WEB EXCLUSIVE - Understanding Postal: What a 5-Day USPS Delivery Week Means for Direct Marketers
In late March the U.S. Postal Service officially presented its plan to move to a five-day delivery week to the Postal Regulatory Commission (PRC). Although the centerpiece of the USPS’ plan is the elimination of street address delivery on Saturdays, direct marketers should be aware there are many more potential changes that could impact their businesses.
Timing In-Home Delivery of Mail
While the USPS has been careful to say that customers would experience no change in their service standards, marketers must know that under the proposal, the applicable service standard for origin mail entered on a Saturday wouldn't start until the following Monday (or Tuesday if Monday is a holiday). This means the expected delivery date shifts two days to three days later.
Mail drop-shipped to plants/delivery units on Saturdays will still have a service standard that begins that day as long as the mail is entered before the critical entry time (CET) for that facility. This may sound like it solves the problem — particularly since a large percentage of catalogs are drop-shipped — but the USPS is likely to reduce mail acceptance hours on Saturdays, limit the number of appointments or make changes to CETs to accommodate changes in facility processing on weekends. Any of these changes could restrict the ability of mailers or service providers to enter mail on a Saturday to achieve desired in-home delivery dates.

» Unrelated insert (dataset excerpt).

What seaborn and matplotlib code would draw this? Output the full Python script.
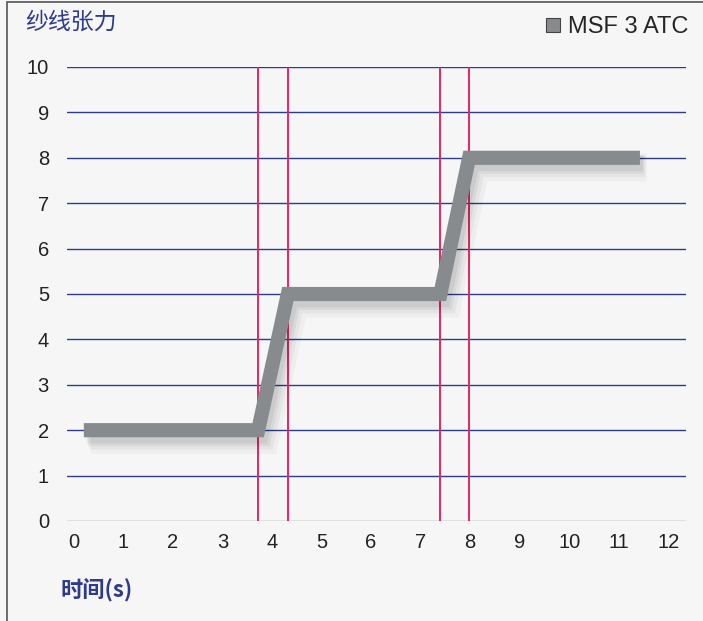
import numpy as np
import pandas as pd
import seaborn as sns
import matplotlib.pyplot as plt
import matplotlib.patheffects as pe
from matplotlib.lines import Line2D
from matplotlib.patches import Rectangle

# data
time_s = [0.2, 3.72, 4.32, 7.4, 7.98, 11.43]
tension = [2, 2, 5, 5, 8, 8]
marker_x = [3.72, 4.32, 7.4, 7.98]
x_ticks = list(range(0, 13))
y_ticks = list(range(0, 11))
series_name = "MSF 3 ATC"

navy = "#2e3a8c"
grey = "#888b8d"
red = "#e8245f"
bg = "#f6f6f6"

sns.set_style("white")
plt.rcParams['font.family'] = ['Liberation Sans', 'Noto Sans CJK SC', 'DejaVu Sans']

fig = plt.figure(figsize=(7.03, 6.21), dpi=100, facecolor=bg)
ax = fig.add_axes([67/703, 1 - 521/621, (686 - 67)/703, (521 - 67)/621])
ax.set_facecolor(bg)

# frame around the panel
fig.patches.append(Rectangle((7/703, -0.01), 1.0, 1 - 2/621 + 0.01, transform=fig.transFigure,
                             fill=False, edgecolor="#555555", linewidth=1.2))

# grid lines
for v in y_ticks:
    ax.axhline(v, color=navy if v > 0 else "#7d88a8", linewidth=1.0, zorder=1)

for xv in marker_x:
    ax.axvline(xv, color=red, linewidth=1.4, zorder=2)

df = pd.DataFrame({"time": time_s, "tension": tension})
# soft drop shadow
shadow = [pe.SimpleLineShadow(offset=(5, -7), shadow_color="k", alpha=0.03, linewidth=20),
          pe.SimpleLineShadow(offset=(4, -6), shadow_color="k", alpha=0.04, linewidth=16),
          pe.SimpleLineShadow(offset=(3, -5), shadow_color="k", alpha=0.05, linewidth=13),
          pe.SimpleLineShadow(offset=(2, -4), shadow_color="k", alpha=0.06, linewidth=11),
          pe.Normal()]
sns.lineplot(data=df, x="time", y="tension", ax=ax, color=grey, linewidth=10.2,
             solid_capstyle="butt", solid_joinstyle="miter", sort=False, estimator=None,
             path_effects=shadow, zorder=3)

ax.set_xlim(-0.14, 12.36)
ax.set_ylim(0, 10)
ax.set_xticks(x_ticks)
ax.set_yticks(y_ticks)
ax.tick_params(axis="both", length=0, labelsize=14.5, labelcolor="#222222")
ax.tick_params(axis="x", pad=9)
ax.tick_params(axis="y", pad=13)
ax.set_xlabel("")
ax.set_ylabel("")
sns.despine(ax=ax, left=True, bottom=True)

fig.text(25/703, 1 - 22/621, "纱线张力", color=navy, fontsize=16.5,
         family=['Noto Sans CJK SC'], va="center", ha="left")
fig.text(61/703, 1 - 591/621, "时间(s)", color=navy, fontsize=16, fontweight="bold",
         family=['Noto Sans CJK SC'], va="center", ha="left")

handle = Line2D([], [], marker="s", linestyle="none", markersize=10.5,
                markerfacecolor=grey, markeredgecolor="#444444", markeredgewidth=0.8)
fig.legend([handle], [series_name], loc="upper right", bbox_to_anchor=(703/703, 1 - 2/621),
           frameon=False, fontsize=17, handletextpad=0.25, borderaxespad=0.2,
           handlelength=0.8)

fig.savefig("out.png", dpi=100, facecolor=bg)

Direct marketers who currently target in-home delivery for Saturday will need to re-evaluate their in-home delivery days and processes. Under the USPS’ plan, that mail will not be delivered until the following Monday/Tuesday. Those who want to move operations earlier to achieve Friday in-home delivery should begin discussions with service providers immediately. There may be limited capacity within the complex mail production and logistics supply chain to achieve this goal.